More of the same for markets this week with the Fed, China and US earnings to set the tone.
For that reason the Fed’s post-meeting statement early Thursday, and then the two surveys of Chinese manufacturing activity a few hours later, will make a potentially very volatile day of trading.
Earnings reports and updates here and offshore will not have much impact because of the way investors of all shapes and sizes remain fixated on what the Fed says and does, as well as the way China’s economy is slowing.
After Wall Street’s weak end on Saturday morning, our market will start trading today all but flat – the Share Price future Index rose 9 points to 5,016 early Saturday, compared with the earlier finish in Sydney for the physical market of 5,042.
The dollar finished around 92.58 USc, up from the 91.72 USc finish a week earlier.
US oil prices ended slightly weaker at $US104.49, while Brent lost 48c to $US107.17. US oil futures lost 3% for the week, the first weekly fall in five.
Comex gold futures fell to $US1334.30 per ounce In New York in after hours trading but still rose 2.2% for the week.

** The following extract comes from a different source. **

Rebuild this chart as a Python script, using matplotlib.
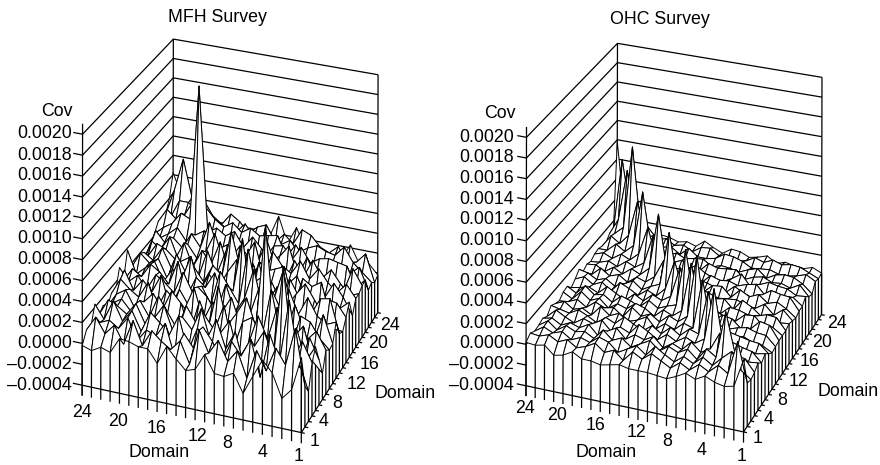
"""
Covariance surfaces for two surveys, 24 domains each.
Both matrices are symmetric, so only the upper triangle is kept (units of 1e-5).
"""
import numpy as np
import matplotlib
matplotlib.use("Agg")
import matplotlib.pyplot as plt

plt.rcParams["font.family"] = ["Liberation Sans", "DejaVu Sans"]

W, H = 880, 465
DOMAINS = list(range(1, 25))
Z_TICKS = [-0.0004, -0.0002, 0.0, 0.0002, 0.0004, 0.0006, 0.0008, 0.0010, 0.0012,
           0.0014, 0.0016, 0.0018, 0.0020]
DOMAIN_TICKS = [1, 4, 8, 12, 16, 20, 24]

MFH_ROWS = [
    [30, -2, -12, 10, 20, 3, -15, 2, -3, -2, 14, -2, -5, 4, 14, -4, 8, 8, 11, 12, -3, 0, -5, -2],
    [50, 14, 28, 5, 22, -6, 18, 6, 24, 10, 30, -4, 16, 6, 12, 20, 4, 26, 2, 18, 8, 22, 8],
    [70, 10, 34, -8, 26, 8, 20, -2, 16, 28, 6, 18, -6, 24, 10, 14, 2, 22, 10, 16, 12, 5],
    [95, 8, 30, 14, -10, 24, 6, 32, 12, 20, -4, 28, 8, 18, 26, 6, 24, 12, 30, 10, 23],
    [50, 18, 38, 10, -6, 28, 14, 4, 34, 12, 22, 6, 30, 16, 8, 26, 14, 20, 24, 8],
    [60, 12, 30, 24, -4, 36, 10, 22, 14, 28, 4, 18, 32, 10, 24, 12, 22, 16, 12],
    [115, 16, 42, 26, 12, 48, 8, 30, -2, 24, 34, 14, 28, 18, 10, 26, 20, 6],
    [50, 22, 8, 34, 18, 26, 6, 36, 14, 20, 28, 8, 32, 16, 22, 30, 14],
    [60, 30, 14, 40, 10, 24, 32, 12, 26, 6, 36, 18, 28, 16, 34, 10],
    [73, 18, 32, 46, 12, 28, 20, 38, 16, 24, 30, 14, 26, 18, 30],
    [77, 24, 14, 38, 22, 30, 10, 42, 18, 28, 34, 20, 26, 12],
    [50, 36, 18, 30, 12, 44, 20, 28, 14, 32, 24, 16, 38],
    [71, 26, 34, 16, 28, 22, 38, 12, 30, 24, 32, 16],
    [45, 20, 42, 14, 32, 26, 18, 36, 22, 28, 14],
    [48, 24, 36, 18, 40, 22, 30, 34, 20, 10],
    [50, 30, 22, 34, 16, 38, 24, 30, 6],
    [55, 28, 40, 24, 32, 26, 36, 12],
    [40, 34, 26, 38, 30, 24, 15],
    [180, 44, 48, 36, 30, 22],
    [58, 42, 36, 44, 30],
    [50, 50, 32, 18],
    [88, 55, 28],
    [55, 40],
    [62],
]

OHC_ROWS = [
    [28, 1, -1, 1, 5, 0, 4, -1, -5, -4, -3, -3, -3, -1, -3, -5, -3, -3, 2, -3, -5, 3, 1, 2],
    [38, 6, 12, 4, 9, 2, 7, 0, 5, 10, 3, 8, -2, 6, 2, 9, 4, 1, 7, 3, 8, 5, 6],
    [22, 14, 5, 11, 3, 8, 1, 6, 12, 2, 9, 4, -1, 7, 10, 3, 6, 2, 8, 5, 9, 3],
    [53, 8, 14, 2, 10, 5, 9, 3, 11, 6, 1, 8, 4, 12, 2, 7, 5, 9, 3, 10, 4],
    [26, 9, 4, 12, 3, 7, 1, 10, 5, 8, 2, 11, 6, 0, 9, 4, 7, 3, 8, 6],
    [62, 12, 6, 10, 4, 9, 2, 8, 13, 3, 7, 1, 10, 5, 8, 2, 6, 11, 3],
    [53, 10, 13, 5, 11, 3, 9, 2, 7, 12, 4, 8, 1, 6, 10, 5, 7, 9],
    [58, 9, 12, 4, 8, 1, 11, 6, 3, 9, 5, 12, 2, 7, 4, 10, 6],
    [75, 14, 7, 11, 3, 9, 5, 12, 1, 8, 6, 10, 3, 9, 5, 4],
    [61, 13, 6, 10, 2, 8, 11, 4, 7, 1, 9, 5, 12, 3, 8],
    [68, 12, 9, 5, 11, 3, 7, 10, 2, 8, 6, 13, 4, 9],
    [44, 14, 8, 12, 4, 9, 1, 6, 11, 3, 7, 5, 3],
    [44, 15, 6, 10, 3, 8, 12, 2, 9, 5, 11, 7],
    [66, 13, 9, 4, 11, 6, 2, 8, 5, 10, 12],
    [32, 14, 7, 10, 3, 9, 6, 12, 4, 5],
    [72, 16, 8, 12, 5, 10, 4, 9, 8],
    [44, 15, 9, 13, 6, 10, 7, 6],
    [46, 18, 10, 14, 8, 12, 9],
    [76, 20, 12, 18, 10, 10],
    [60, 24, 14, 20, 8],
    [110, 26, 18, 7],
    [80, 28, 12],
    [85, 11],
    [98],
]


def to_matrix(rows):
    n = len(rows)
    m = np.zeros((n, n))
    for i, row in enumerate(rows):
        m[i, i:] = row
        m[i:, i] = row
    return m * 1e-5


def fit_view(corners, ax, left_px):
    # two-point perspective of the plot box, fitted on the box corners in pixels
    a_rows, b_vals = [], []
    for (a, b, c), (u, v) in corners:
        a_rows.append([a, b, c, 1, 0, 0, 0, 0, -u * a, -u * b])
        b_vals.append(u)
        a_rows.append([0, 0, 0, 0, a, b, c, 1, -v * a, -v * b])
        b_vals.append(v)
    p = np.linalg.lstsq(np.array(a_rows), np.array(b_vals), rcond=None)[0]
    P = np.array([[p[0], p[1], p[2], p[3]],
                  [p[4], p[5], p[6], p[7]],
                  [p[8], p[9], 0, 1]])
    # data (domain, domain, cov) to box coordinates
    N = np.array([[1 / 23, 0, 0, -1 / 23],
                  [0, 1 / 23, 0, -1 / 23],
                  [0, 0, 1 / 0.0024, 0.0004 / 0.0024],
                  [0, 0, 0, 1]])
    vl = ax.viewLim
    sx = (vl.x1 - vl.x0) / H
    sy = (vl.y1 - vl.y0) / H
    A = np.array([[sx, 0, vl.x0 - left_px * sx],
                  [0, -sy, vl.y0 + H * sy],
                  [0, 0, 1]])
    top = A @ P
    M = np.vstack([top[0], top[1], [1, 1, 0.001, 0], top[2]])
    return M @ N


def draw_panel(fig, left_px, cov, corners, labels):
    ax = fig.add_axes([left_px / W, 0, H / W, 1], projection="3d", computed_zorder=False)
    ax.set_axis_off()
    ax.patch.set_visible(False)
    ax.set_proj_type("ortho")  # keeps Line3D from clipping on view depth
    M = fit_view(corners, ax, left_px)
    ax.get_proj = lambda: M

    ink = dict(color="black", lw=0.9, solid_capstyle="butt")
    # wall lines, only above the base of the surface
    for z in Z_TICKS[2:]:
        ax.plot([24, 24, 1], [1, 24, 24], [z, z, z], zorder=1, **ink)
    ax.plot([24, 24], [24, 24], [0, 0.0020], zorder=1, **ink)
    ax.plot([1, 1], [24, 24], [-0.0004, 0.0020], zorder=1, **ink)

    # cov axis on the left corner
    ax.plot([24, 24], [1, 1], [-0.0005, 0.0021], zorder=1, **ink)
    for z in Z_TICKS:
        ax.plot([24, 25], [1, 1], [z, z], zorder=1, **ink)

    # curtain lines along both front edges
    for k, d in enumerate(DOMAINS):
        ax.plot([d, d], [1, 1], [cov[0, k], -0.0005], zorder=2, **ink)
        ax.plot([1, 1], [d, d], [cov[k, 0], -0.0004], zorder=2, **ink)
        ax.plot([1, 0.65], [d, d], [-0.0004, -0.0004], zorder=2, **ink)

    X, Y = np.meshgrid(DOMAINS, DOMAINS, indexing="ij")
    ax.plot_surface(X, Y, cov, rstride=1, cstride=1, color="white", edgecolor="black",
                    linewidth=0.7, shade=False, antialiased=True, zorder=3)

    # floor edges
    ax.plot([24, 1, 1], [1, 1, 24], [-0.0004, -0.0004, -0.0004], zorder=4, **ink)

    size = 12.8
    def put(px, py, s, **kw):
        kw.setdefault("ha", "center")
        fig.text(px / W, 1 - py / H, s, va="center", fontsize=size, **kw)

    put(*labels["title"], labels["name"])
    put(*labels["cov"], "Cov")
    put(*labels["xlab"], "Domain")
    put(*labels["ylab"], "Domain")
    for z, py in zip(Z_TICKS, labels["z_py"]):
        txt = f"{abs(z):.4f}"
        if z < 0:
            txt = "\u2013" + txt
        put(labels["z_right"], py, txt, ha="right")
    for d, pos in zip(DOMAIN_TICKS, labels["x_pos"]):
        put(*pos, str(d))
    for d, pos in zip(DOMAIN_TICKS, labels["y_pos"]):
        put(*pos, str(d))
    return ax


mfh_corners = [((0, 0, 0), (301, 433)), ((1, 0, 0), (82, 385)), ((1, 0, 1), (83, 134)),
               ((0, 1, 0), (378, 312)), ((0, 1, 1), (378, 75)),
               ((1, 1, 0), (173, 272)), ((1, 1, 1), (173, 39))]
ohc_corners = [((0, 0, 0), (743, 433)), ((1, 0, 0), (526, 385)), ((1, 0, 1), (527, 137)),
               ((0, 1, 0), (822, 313)), ((0, 1, 1), (822, 78)),
               ((1, 1, 0), (617, 276)), ((1, 1, 1), (617, 43))]

mfh_labels = dict(
    name="MFH Survey", title=(217, 17), cov=(57, 111), xlab=(159, 452), ylab=(405, 393),
    z_right=72, z_py=[385, 364, 343, 322, 301, 280, 259, 238, 218, 197, 176, 155, 134],
    x_pos=[(299, 456), (263, 452), (227, 443), (197, 436), (156, 428), (118, 422), (82, 412)],
    y_pos=[(315, 441), (324, 422), (337, 403), (356, 384), (369, 364), (378, 344), (390, 325)],
)
ohc_labels = dict(
    name="OHC Survey", title=(660, 19), cov=(500, 114), xlab=(606, 452), ylab=(848, 391),
    z_right=514, z_py=[385, 364, 344, 323, 302, 281, 261, 240, 219, 199, 178, 157, 137],
    x_pos=[(742, 456), (702, 450), (667, 441), (636, 432), (595, 425), (557, 415), (525, 408)],
    y_pos=[(758, 438), (769, 419), (782, 400), (798, 381), (809, 361), (822, 342), (837, 323)],
)

fig = plt.figure(figsize=(W / 100, H / 100), dpi=100)
draw_panel(fig, 0, to_matrix(MFH_ROWS), mfh_corners, mfh_labels)
draw_panel(fig, W - H, to_matrix(OHC_ROWS), ohc_corners, ohc_labels)
fig.savefig("out.png", dpi=100)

Japan’s stock market was hammered on Friday with news of a positive inflation rate for June (but flat on a month-on-month basis).
The Nikkei slid 3% on Friday and 3.2% for the week.

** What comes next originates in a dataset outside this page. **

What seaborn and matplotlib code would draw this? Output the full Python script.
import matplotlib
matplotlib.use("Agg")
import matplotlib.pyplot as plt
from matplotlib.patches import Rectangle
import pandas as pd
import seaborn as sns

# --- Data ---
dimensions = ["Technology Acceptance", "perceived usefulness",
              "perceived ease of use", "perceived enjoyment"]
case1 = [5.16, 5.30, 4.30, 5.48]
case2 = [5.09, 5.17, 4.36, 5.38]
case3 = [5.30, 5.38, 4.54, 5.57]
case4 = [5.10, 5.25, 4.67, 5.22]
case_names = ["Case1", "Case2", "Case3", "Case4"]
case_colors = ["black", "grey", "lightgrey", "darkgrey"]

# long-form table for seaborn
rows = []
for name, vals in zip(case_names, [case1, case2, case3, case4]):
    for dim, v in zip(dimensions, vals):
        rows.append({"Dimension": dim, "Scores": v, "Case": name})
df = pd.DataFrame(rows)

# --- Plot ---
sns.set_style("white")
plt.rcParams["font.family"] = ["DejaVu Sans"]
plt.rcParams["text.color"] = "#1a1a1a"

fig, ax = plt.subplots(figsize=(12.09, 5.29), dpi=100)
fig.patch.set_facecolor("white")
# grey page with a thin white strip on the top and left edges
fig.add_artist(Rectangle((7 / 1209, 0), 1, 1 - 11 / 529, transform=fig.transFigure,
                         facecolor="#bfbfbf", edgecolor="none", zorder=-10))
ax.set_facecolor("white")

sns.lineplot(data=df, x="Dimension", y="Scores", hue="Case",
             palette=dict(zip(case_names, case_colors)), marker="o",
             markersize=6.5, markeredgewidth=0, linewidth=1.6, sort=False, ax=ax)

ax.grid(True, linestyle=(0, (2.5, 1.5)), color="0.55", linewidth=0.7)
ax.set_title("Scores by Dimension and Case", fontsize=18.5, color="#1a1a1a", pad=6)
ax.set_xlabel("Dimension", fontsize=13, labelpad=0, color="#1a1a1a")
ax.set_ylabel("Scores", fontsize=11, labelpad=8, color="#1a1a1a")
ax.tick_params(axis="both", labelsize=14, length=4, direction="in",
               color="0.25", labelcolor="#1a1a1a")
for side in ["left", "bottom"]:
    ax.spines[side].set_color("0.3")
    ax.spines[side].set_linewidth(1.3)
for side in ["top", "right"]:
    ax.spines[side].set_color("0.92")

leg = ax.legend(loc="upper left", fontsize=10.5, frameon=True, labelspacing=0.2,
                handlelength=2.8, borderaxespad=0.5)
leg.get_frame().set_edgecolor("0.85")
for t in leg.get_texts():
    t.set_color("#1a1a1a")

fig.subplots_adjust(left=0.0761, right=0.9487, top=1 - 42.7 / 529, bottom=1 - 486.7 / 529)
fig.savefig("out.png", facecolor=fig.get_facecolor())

With more data out tomorrow on the economy, market sentiment in Tokyo might not be as upbeat as it seemed before the upper house poll a week ago yesterday.
The strong win in that poll by the government opens the way to some significant policy changes in coming months, and that seems to have knocked market confidence.
A possible increase in the country’s value added tax is the biggest worry, but the higher revenue is needed to reassure bond market investors at home and offshore that the government is serious about starting to tackle the country’s ridiculously high budget deficit and the national debt.
China’s Shanghai Composite lost 0.5%, but Hong Kong’s Hang Seng Index was up 0.3% and South Korea’s Kospi was up 0.1%.
For the week though both China and Hong kong markets had nice gains of 1.12% and 2.6% respectively.
Another key China market indicator in Hong Kong – the China Enterprises Index of the top Chinese listings in Hong Kong ended around 3.2% higher, its best weekly showing in almost three months.
In some respects there seems to be less concern now among Chinese investors about the health of the economy than investors in countries such as Australia.
In Australia on Friday the 0.1% (5.5 points) rise for the ASX 200 and the 1.4% for the week was just about what the week deserved.
ASX200 Since June 1 – Australian Shares Starting To Look Up?
Bank shares ended the week on a strong note with Westpac adding 46c, or 1.5%, to $30.52. The National Australia Bank rose 13c to $31.00, ANZ added 29c to $29.41 and Commonwealth Bank also rose 13c to $73.65.
For the week the CBA rose 3%, Westpac, 4.3%, the ANZ, 2% (closing at $29.41) and the NAB was up 2.2%.
But Macquarie Group fell $1.64 lower to $43.01, its second day of falls after its forecast of profit growth failed to meet analyst expectations on Thursday.
Macquarie shares lost nearly 2.4% over the week.
In the resources BHP Billiton dropped 17c to $34.60, Rio Tinto shed 26c to $57.24 and Fortescue Metal Group lost 4c to end on $3.61.
For the week though BHP added 2.2%, Rio, 1.8%, and gold miner Newcrest rose 11% thanks to the rise in gold prices and the better than expected reception for the 4th quarter production report and forecast for 2014 financial year.